- What to do:
Below are the records. List every line holding the word "page".
* start Entries shown *
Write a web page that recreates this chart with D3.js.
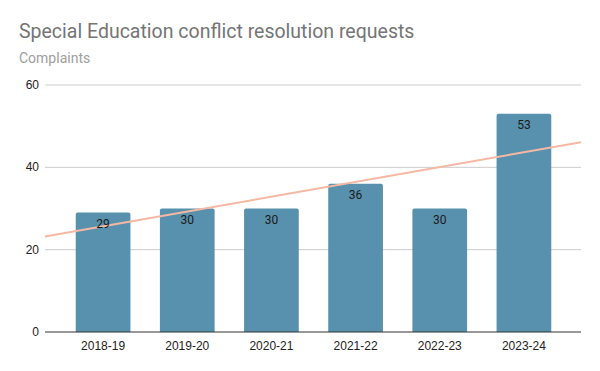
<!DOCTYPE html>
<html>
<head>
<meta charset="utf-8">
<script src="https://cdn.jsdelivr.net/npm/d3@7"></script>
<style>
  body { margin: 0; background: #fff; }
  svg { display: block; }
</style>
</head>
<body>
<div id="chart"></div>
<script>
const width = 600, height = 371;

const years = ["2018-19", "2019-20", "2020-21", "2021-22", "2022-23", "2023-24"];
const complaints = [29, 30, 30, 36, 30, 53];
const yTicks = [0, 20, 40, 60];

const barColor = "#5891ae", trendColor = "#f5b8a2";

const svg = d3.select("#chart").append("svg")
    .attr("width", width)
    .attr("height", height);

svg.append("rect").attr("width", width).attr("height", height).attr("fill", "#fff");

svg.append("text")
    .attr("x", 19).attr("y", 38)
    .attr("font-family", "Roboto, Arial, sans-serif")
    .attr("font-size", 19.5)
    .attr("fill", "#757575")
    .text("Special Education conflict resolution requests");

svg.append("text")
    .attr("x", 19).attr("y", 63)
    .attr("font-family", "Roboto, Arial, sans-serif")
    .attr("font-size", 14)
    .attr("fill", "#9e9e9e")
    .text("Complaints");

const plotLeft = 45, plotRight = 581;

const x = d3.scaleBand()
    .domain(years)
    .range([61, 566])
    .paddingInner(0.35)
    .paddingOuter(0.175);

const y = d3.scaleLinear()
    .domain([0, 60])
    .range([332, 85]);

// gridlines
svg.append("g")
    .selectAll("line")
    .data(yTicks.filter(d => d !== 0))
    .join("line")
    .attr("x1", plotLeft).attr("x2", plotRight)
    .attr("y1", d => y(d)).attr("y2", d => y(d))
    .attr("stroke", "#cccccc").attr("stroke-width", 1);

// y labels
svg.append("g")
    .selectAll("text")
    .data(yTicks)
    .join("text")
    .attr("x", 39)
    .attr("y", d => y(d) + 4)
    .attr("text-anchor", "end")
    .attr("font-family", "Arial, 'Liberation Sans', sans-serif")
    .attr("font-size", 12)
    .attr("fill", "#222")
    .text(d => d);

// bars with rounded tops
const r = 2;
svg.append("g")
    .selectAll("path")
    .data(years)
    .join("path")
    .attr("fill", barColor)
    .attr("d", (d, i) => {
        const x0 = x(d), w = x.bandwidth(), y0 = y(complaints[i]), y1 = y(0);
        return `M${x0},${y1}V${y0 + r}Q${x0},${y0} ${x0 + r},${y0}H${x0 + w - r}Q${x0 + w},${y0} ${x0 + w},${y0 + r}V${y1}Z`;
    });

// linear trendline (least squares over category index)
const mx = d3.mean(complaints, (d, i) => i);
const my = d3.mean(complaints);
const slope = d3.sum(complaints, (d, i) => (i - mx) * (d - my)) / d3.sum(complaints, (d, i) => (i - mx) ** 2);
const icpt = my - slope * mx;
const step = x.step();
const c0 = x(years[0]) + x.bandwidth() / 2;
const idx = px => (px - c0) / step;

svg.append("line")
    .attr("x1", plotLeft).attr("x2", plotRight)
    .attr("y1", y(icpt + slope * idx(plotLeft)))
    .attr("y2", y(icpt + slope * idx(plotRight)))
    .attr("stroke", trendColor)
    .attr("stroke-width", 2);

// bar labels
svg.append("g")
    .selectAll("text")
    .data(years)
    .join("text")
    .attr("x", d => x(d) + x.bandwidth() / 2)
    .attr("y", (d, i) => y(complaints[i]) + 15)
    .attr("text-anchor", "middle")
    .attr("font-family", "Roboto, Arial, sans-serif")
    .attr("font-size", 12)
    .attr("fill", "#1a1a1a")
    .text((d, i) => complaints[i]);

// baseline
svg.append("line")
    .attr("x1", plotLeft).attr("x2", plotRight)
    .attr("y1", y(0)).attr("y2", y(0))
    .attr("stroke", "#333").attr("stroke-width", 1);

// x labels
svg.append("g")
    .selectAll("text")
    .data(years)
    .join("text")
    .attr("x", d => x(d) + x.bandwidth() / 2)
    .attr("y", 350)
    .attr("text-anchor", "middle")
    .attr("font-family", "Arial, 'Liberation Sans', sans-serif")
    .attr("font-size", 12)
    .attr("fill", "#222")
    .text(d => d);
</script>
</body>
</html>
* end Entries shown *
* start Entries shown *
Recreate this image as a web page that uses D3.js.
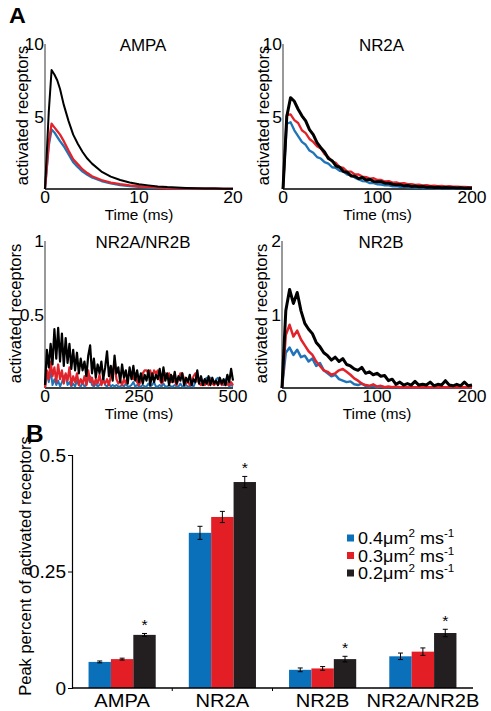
* end Entries shown *
- Solved exercise:
Write a web page that recreates this chart with D3.js.
Recreate this image as a web page that uses D3.js.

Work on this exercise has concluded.